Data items
——

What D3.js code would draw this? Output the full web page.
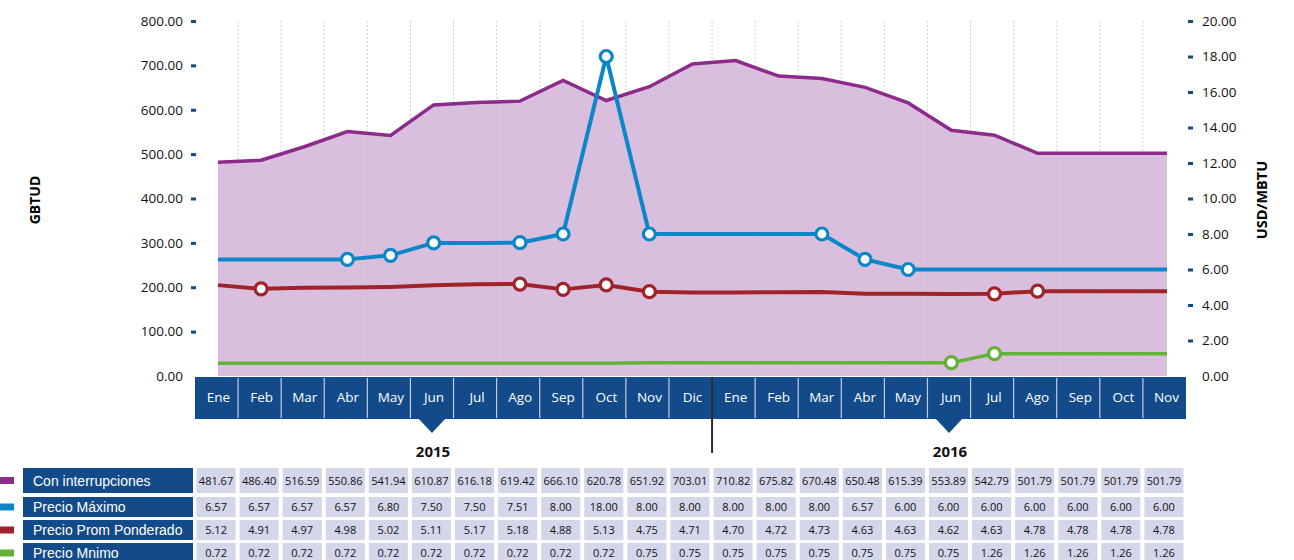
<!DOCTYPE html>
<html>
<head>
<meta charset="utf-8">
<script src="https://cdn.jsdelivr.net/npm/d3@7"></script>
<style>
  body { margin: 0; background: #fff; }
  svg { display: block; font-family: "Open Sans", sans-serif; }
</style>
</head>
<body>
<div id="chart"></div>
<script>
// ---- data ----
var months = ["Ene","Feb","Mar","Abr","May","Jun","Jul","Ago","Sep","Oct","Nov","Dic",
              "Ene","Feb","Mar","Abr","May","Jun","Jul","Ago","Sep","Oct","Nov"];
var years = [{label: "2015", month: 5}, {label: "2016", month: 17}];

var conInterrupciones = [481.67, 486.40, 516.59, 550.86, 541.94, 610.87, 616.18, 619.42, 666.10, 620.78, 651.92, 703.01,
                         710.82, 675.82, 670.48, 650.48, 615.39, 553.89, 542.79, 501.79, 501.79, 501.79, 501.79];
var precioMaximo = [6.57, 6.57, 6.57, 6.57, 6.80, 7.50, 7.50, 7.51, 8.00, 18.00, 8.00, 8.00,
                    8.00, 8.00, 8.00, 6.57, 6.00, 6.00, 6.00, 6.00, 6.00, 6.00, 6.00];
var precioProm = [5.12, 4.91, 4.97, 4.98, 5.02, 5.11, 5.17, 5.18, 4.88, 5.13, 4.75, 4.71,
                  4.70, 4.72, 4.73, 4.63, 4.63, 4.62, 4.63, 4.78, 4.78, 4.78, 4.78];
var precioMinimo = [0.72, 0.72, 0.72, 0.72, 0.72, 0.72, 0.72, 0.72, 0.72, 0.72, 0.75, 0.75,
                    0.75, 0.75, 0.75, 0.75, 0.75, 0.75, 1.26, 1.26, 1.26, 1.26, 1.26];

// months that carry a marker on each line
var markersMaximo = [3, 4, 5, 7, 8, 9, 10, 14, 15, 16];
var markersProm = [1, 7, 8, 9, 10, 18, 19];
var markersMinimo = [17, 18];

var leftTicks = [0, 100, 200, 300, 400, 500, 600, 700, 800];
var rightTicks = [0, 2, 4, 6, 8, 10, 12, 14, 16, 18, 20];

var rows = [
  {name: "Con interrupciones", values: conInterrupciones, color: "#8d2a8b"},
  {name: "Precio Máximo", values: precioMaximo, color: "#0b87c9"},
  {name: "Precio Prom Ponderado", values: precioProm, color: "#a0232a"},
  {name: "Precio Mnimo", values: precioMinimo, color: "#62b233"}
];

var svgWidth = 1294, svgHeight = 560;
var blue = "#134a8a";

var svg = d3.select("#chart").append("svg")
  .attr("width", svgWidth)
  .attr("height", svgHeight);

var idx = d3.range(months.length);

// band scale for the month strip and table, point scale for the lines
var xBand = d3.scaleBand().domain(idx).range([195, 1186]).padding(0);
var xPoint = d3.scalePoint().domain(idx).range([218, 1167]);

var yLeft = d3.scaleLinear().domain([0, 800]).range([376, 21]);
var yRight = d3.scaleLinear().domain([0, 20]).range([376, 21]);

// ---- area for "Con interrupciones" ----
var area = d3.area()
  .x((d, i) => xPoint(i))
  .y0(yLeft(0))
  .y1(d => yLeft(d));

svg.append("path")
  .datum(conInterrupciones)
  .attr("d", area)
  .attr("fill", "#d9bfdd");

// dotted vertical grid at month boundaries
svg.append("g").selectAll("line")
  .data(idx.slice(1))
  .enter()
  .append("line")
  .attr("x1", d => xBand(d))
  .attr("x2", d => xBand(d))
  .attr("y1", 21)
  .attr("y2", 376)
  .attr("stroke", "#c9c2cc")
  .attr("stroke-width", 1)
  .attr("stroke-dasharray", "2,2")
  .attr("opacity", 0.8);

// ---- lines ----
var lineLeft = d3.line().x((d, i) => xPoint(i)).y(d => yLeft(d));
var lineRight = d3.line().x((d, i) => xPoint(i)).y(d => yRight(d));

svg.append("path")
  .datum(conInterrupciones)
  .attr("d", lineLeft)
  .attr("fill", "none")
  .attr("stroke", rows[0].color)
  .attr("stroke-width", 3.5);

function drawSeries(values, marks, color, width) {
  svg.append("path")
    .datum(values)
    .attr("d", lineRight)
    .attr("fill", "none")
    .attr("stroke", color)
    .attr("stroke-width", width)
    .attr("stroke-linejoin", "round");

  svg.append("g").selectAll("circle")
    .data(marks)
    .enter()
    .append("circle")
    .attr("cx", i => xPoint(i))
    .attr("cy", i => yRight(values[i]))
    .attr("r", 6)
    .attr("fill", "#fff")
    .attr("stroke", color)
    .attr("stroke-width", 3.2);
}

drawSeries(precioMaximo, markersMaximo, rows[1].color, 4);
drawSeries(precioProm, markersProm, rows[2].color, 4);
drawSeries(precioMinimo, markersMinimo, rows[3].color, 3.5);

// ---- axes ----
var leftAxis = svg.append("g")
  .attr("transform", "translate(196,0)")
  .call(d3.axisLeft(yLeft).tickValues(leftTicks).tickFormat(d3.format(".2f")).tickSize(5).tickPadding(8));

var rightAxis = svg.append("g")
  .attr("transform", "translate(1188,0)")
  .call(d3.axisRight(yRight).tickValues(rightTicks).tickFormat(d3.format(".2f")).tickSize(5).tickPadding(9));

[leftAxis, rightAxis].forEach(ax => {
  ax.select(".domain").remove();
  ax.selectAll(".tick line")
    .attr("stroke", blue)
    .attr("stroke-width", 3)
    .attr("opacity", d => d === 0 ? 0 : 1);
  ax.selectAll(".tick text")
    .attr("font-family", "Open Sans, sans-serif")
    .attr("font-size", "13.5px")
    .attr("fill", "#111");
});

svg.append("text")
  .attr("transform", "translate(40,200) rotate(-90)")
  .attr("text-anchor", "middle")
  .attr("font-size", "14px")
  .attr("font-weight", "700")
  .text("GBTUD");

svg.append("text")
  .attr("transform", "translate(1267,200) rotate(-90)")
  .attr("text-anchor", "middle")
  .attr("font-size", "14.5px")
  .attr("font-weight", "700")
  .text("USD/MBTU");

// ---- month strip ----
var strip = svg.append("g");

strip.append("rect")
  .attr("x", xBand.range()[0])
  .attr("y", 377)
  .attr("width", xBand.range()[1] - xBand.range()[0])
  .attr("height", 42)
  .attr("fill", blue);

strip.selectAll("path.tri")
  .data(years)
  .enter()
  .append("path")
  .attr("class", "tri")
  .attr("d", d => {
    var cx = xBand(d.month) + xBand.bandwidth() / 2;
    return `M${cx - 14},418 L${cx + 14},418 L${cx},433 Z`;
  })
  .attr("fill", blue);

strip.selectAll("line.sep")
  .data(idx.slice(1))
  .enter()
  .append("line")
  .attr("class", "sep")
  .attr("x1", d => xBand(d))
  .attr("x2", d => xBand(d))
  .attr("y1", 378)
  .attr("y2", 418)
  .attr("stroke", "#c3cfe2")
  .attr("stroke-width", 1.2);

strip.selectAll("text.month")
  .data(idx)
  .enter()
  .append("text")
  .attr("class", "month")
  .attr("x", i => xBand(i) + xBand.bandwidth() / 2 + 2)
  .attr("y", 402)
  .attr("text-anchor", "middle")
  .attr("font-size", "13.5px")
  .attr("fill", "#fff")
  .text(i => months[i]);

strip.selectAll("text.year")
  .data(years)
  .enter()
  .append("text")
  .attr("class", "year")
  .attr("x", d => xBand(d.month) + xBand.bandwidth() / 2 + 1)
  .attr("y", 457)
  .attr("text-anchor", "middle")
  .attr("font-size", "15px")
  .attr("font-weight", "700")
  .attr("fill", "#111")
  .text(d => d.label);

// year separator
svg.append("line")
  .attr("x1", xBand(12))
  .attr("x2", xBand(12))
  .attr("y1", 377)
  .attr("y2", 453)
  .attr("stroke", "#2a2a2a")
  .attr("stroke-width", 2);

// ---- data table ----
var rowTop = [468, 497, 520, 543];
var rowH = [25, 20, 20, 20];

var table = svg.append("g");

rows.forEach((r, k) => {
  var y0 = rowTop[k], h = rowH[k], cy = y0 + h / 2;

  table.append("rect")
    .attr("x", 0).attr("y", cy - 3.5)
    .attr("width", 14).attr("height", 7)
    .attr("fill", r.color);

  table.append("rect")
    .attr("x", 23).attr("y", y0)
    .attr("width", 170).attr("height", h)
    .attr("fill", blue);

  table.append("text")
    .attr("x", 33).attr("y", cy)
    .attr("dy", "0.36em")
    .attr("font-family", "Liberation Sans, Arial, sans-serif")
    .attr("font-size", "14px")
    .attr("fill", "#fff")
    .text(r.name);

  table.append("g").selectAll("rect")
    .data(r.values)
    .enter()
    .append("rect")
    .attr("x", (d, i) => xBand(i) + 1.5)
    .attr("y", y0)
    .attr("width", xBand.bandwidth() - 4)
    .attr("height", h)
    .attr("fill", "#d4d6ea");

  table.append("g").selectAll("text")
    .data(r.values)
    .enter()
    .append("text")
    .attr("x", (d, i) => xBand(i) + xBand.bandwidth() / 2 - 0.5)
    .attr("y", cy + (k === 0 ? 1 : 0))
    .attr("dy", "0.36em")
    .attr("text-anchor", "middle")
    .attr("font-size", "11px")
    .attr("fill", "#111")
    .text(d => d3.format(".2f")(d));
});
</script>
</body>
</html>
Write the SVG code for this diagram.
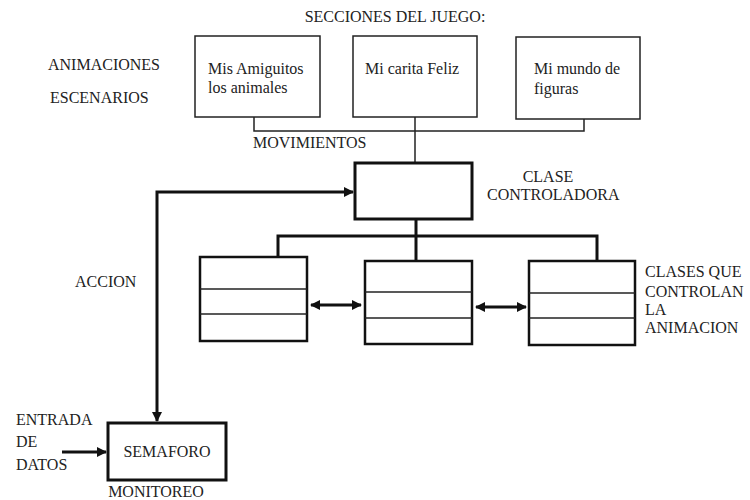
<svg xmlns="http://www.w3.org/2000/svg" width="750" height="500" viewBox="0 0 750 500">
<style>
text{font-family:"Liberation Serif","Times New Roman",serif;font-size:16px;fill:#222}
.thin{fill:#fff;stroke:#222;stroke-width:1.5}
.thick{fill:#fff;stroke:#111;stroke-width:3}
.cls{fill:#fff;stroke:#111;stroke-width:2.5}
.div{stroke:#222;stroke-width:1.5}
.c1{fill:none;stroke:#222;stroke-width:1.5}
.c3{fill:none;stroke:#111;stroke-width:3}
</style>
<defs>
<marker id="ah" viewBox="0 0 10 10" refX="9" refY="5" markerWidth="10" markerHeight="10" markerUnits="userSpaceOnUse" orient="auto-start-reverse">
<path d="M0,0 L10,5 L0,10 z" fill="#111"/>
</marker>
</defs>
<rect width="750" height="500" fill="#fff"/>
<text x="395" y="22" text-anchor="middle">SECCIONES DEL JUEGO:</text>
<text x="48" y="70">ANIMACIONES</text>
<text x="50" y="103">ESCENARIOS</text>
<text x="253" y="148">MOVIMIENTOS</text>
<text x="548" y="182" text-anchor="middle">CLASE</text>
<text x="487" y="200">CONTROLADORA</text>
<text x="75" y="287">ACCION</text>
<g id="clases-label">
<text x="645" y="277">CLASES QUE</text>
<text x="645" y="297">CONTROLAN</text>
<text x="645" y="315">LA</text>
<text x="645" y="333">ANIMACION</text>
</g>
<g id="entrada-label">
<text x="16" y="425">ENTRADA</text>
<text x="16" y="447">DE</text>
<text x="16" y="470">DATOS</text>
</g>
<g id="connectors">
<path class="c1" d="M254 117 V131 H584 V119"/>
<path class="c1" d="M415 117 V163"/>
<path class="c3" d="M416 219 V236"/>
<path class="c3" d="M278 258 V236 H597 V261"/>
<path class="c3" d="M416 236 V261"/>
<path class="c3" d="M157 421 V192 H353" marker-start="url(#ah)" marker-end="url(#ah)"/>
<path class="c3" d="M311 305 H361" marker-start="url(#ah)" marker-end="url(#ah)"/>
<path class="c3" d="M476 307 H526" marker-start="url(#ah)" marker-end="url(#ah)"/>
<path class="c3" d="M62 452 H106" marker-end="url(#ah)"/>
</g>
<g id="sec1">
<rect class="thin" x="195" y="36" width="125" height="81"/>
<text x="208" y="74">Mis Amiguitos</text>
<text x="208" y="93">los animales</text>
</g>
<g id="sec2">
<rect class="thin" x="353" y="36" width="124" height="81"/>
<text x="365" y="74">Mi carita Feliz</text>
</g>
<g id="sec3">
<rect class="thin" x="516" y="37" width="124" height="82"/>
<text x="534" y="74">Mi mundo de</text>
<text x="534" y="94">figuras</text>
</g>
<g id="controladora">
<rect class="thick" x="355" y="163" width="117" height="56"/>
</g>
<g id="clase1">
<rect class="cls" x="200" y="257" width="107" height="84"/>
<line class="div" x1="200" y1="289" x2="307" y2="289"/>
<line class="div" x1="200" y1="314" x2="307" y2="314"/>
</g>
<g id="clase2">
<rect class="cls" x="365" y="261" width="107" height="83"/>
<line class="div" x1="365" y1="292" x2="472" y2="292"/>
<line class="div" x1="365" y1="318" x2="472" y2="318"/>
</g>
<g id="clase3">
<rect class="cls" x="529" y="261" width="106" height="84"/>
<line class="div" x1="529" y1="293" x2="635" y2="293"/>
<line class="div" x1="529" y1="318" x2="635" y2="318"/>
</g>
<g id="semaforo">
<rect class="thick" x="108" y="423" width="118" height="57"/>
<text x="167" y="457" text-anchor="middle">SEMAFORO</text>
<text x="156" y="497" text-anchor="middle">MONITOREO</text>
</g>
</svg>
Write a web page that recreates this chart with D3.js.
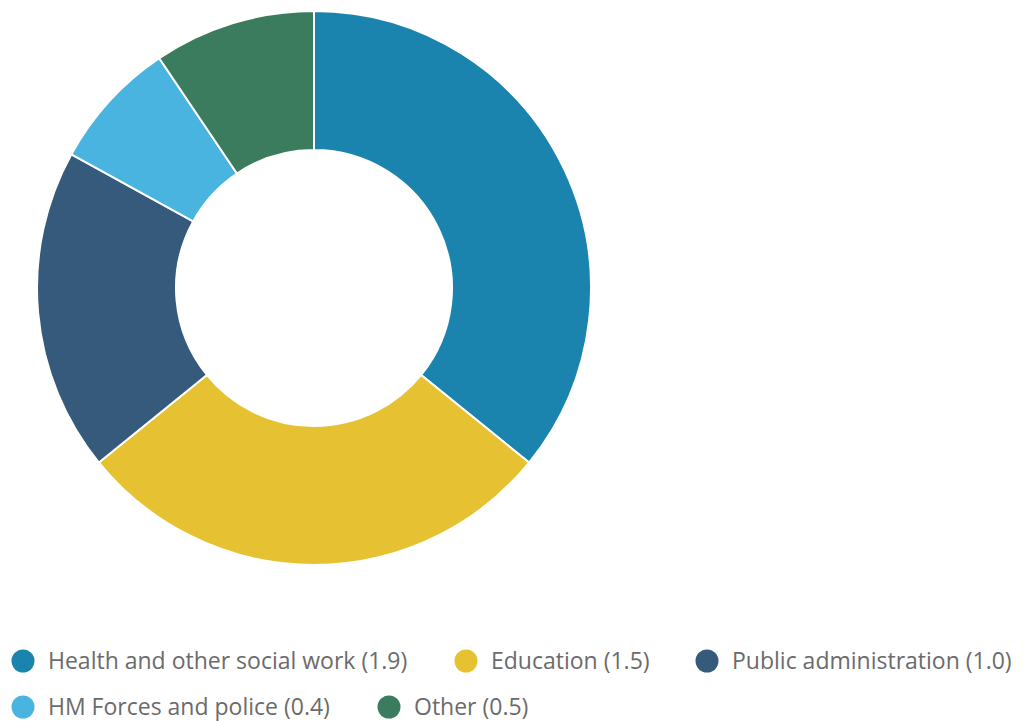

——

* **Stated task**:
Pictures excluded, repeat the records exactly from their opening line through the line containing "16, 18, 20];".

* **Result**:
What D3.js code would draw this? Output the full web page.
<!DOCTYPE html>
<html>
<head>
<meta charset="utf-8">
<script src="https://cdn.jsdelivr.net/npm/d3@7"></script>
<style>
  body { margin: 0; background: #fff; }
  svg { display: block; font-family: "Open Sans", sans-serif; }
</style>
</head>
<body>
<div id="chart"></div>
<script>
// ---- data ----
var months = ["Ene","Feb","Mar","Abr","May","Jun","Jul","Ago","Sep","Oct","Nov","Dic",
              "Ene","Feb","Mar","Abr","May","Jun","Jul","Ago","Sep","Oct","Nov"];
var years = [{label: "2015", month: 5}, {label: "2016", month: 17}];

var conInterrupciones = [481.67, 486.40, 516.59, 550.86, 541.94, 610.87, 616.18, 619.42, 666.10, 620.78, 651.92, 703.01,
                         710.82, 675.82, 670.48, 650.48, 615.39, 553.89, 542.79, 501.79, 501.79, 501.79, 501.79];
var precioMaximo = [6.57, 6.57, 6.57, 6.57, 6.80, 7.50, 7.50, 7.51, 8.00, 18.00, 8.00, 8.00,
                    8.00, 8.00, 8.00, 6.57, 6.00, 6.00, 6.00, 6.00, 6.00, 6.00, 6.00];
var precioProm = [5.12, 4.91, 4.97, 4.98, 5.02, 5.11, 5.17, 5.18, 4.88, 5.13, 4.75, 4.71,
                  4.70, 4.72, 4.73, 4.63, 4.63, 4.62, 4.63, 4.78, 4.78, 4.78, 4.78];
var precioMinimo = [0.72, 0.72, 0.72, 0.72, 0.72, 0.72, 0.72, 0.72, 0.72, 0.72, 0.75, 0.75,
                    0.75, 0.75, 0.75, 0.75, 0.75, 0.75, 1.26, 1.26, 1.26, 1.26, 1.26];

// months that carry a marker on each line
var markersMaximo = [3, 4, 5, 7, 8, 9, 10, 14, 15, 16];
var markersProm = [1, 7, 8, 9, 10, 18, 19];
var markersMinimo = [17, 18];

var leftTicks = [0, 100, 200, 300, 400, 500, 600, 700, 800];
var rightTicks = [0, 2, 4, 6, 8, 10, 12, 14, 16, 18, 20];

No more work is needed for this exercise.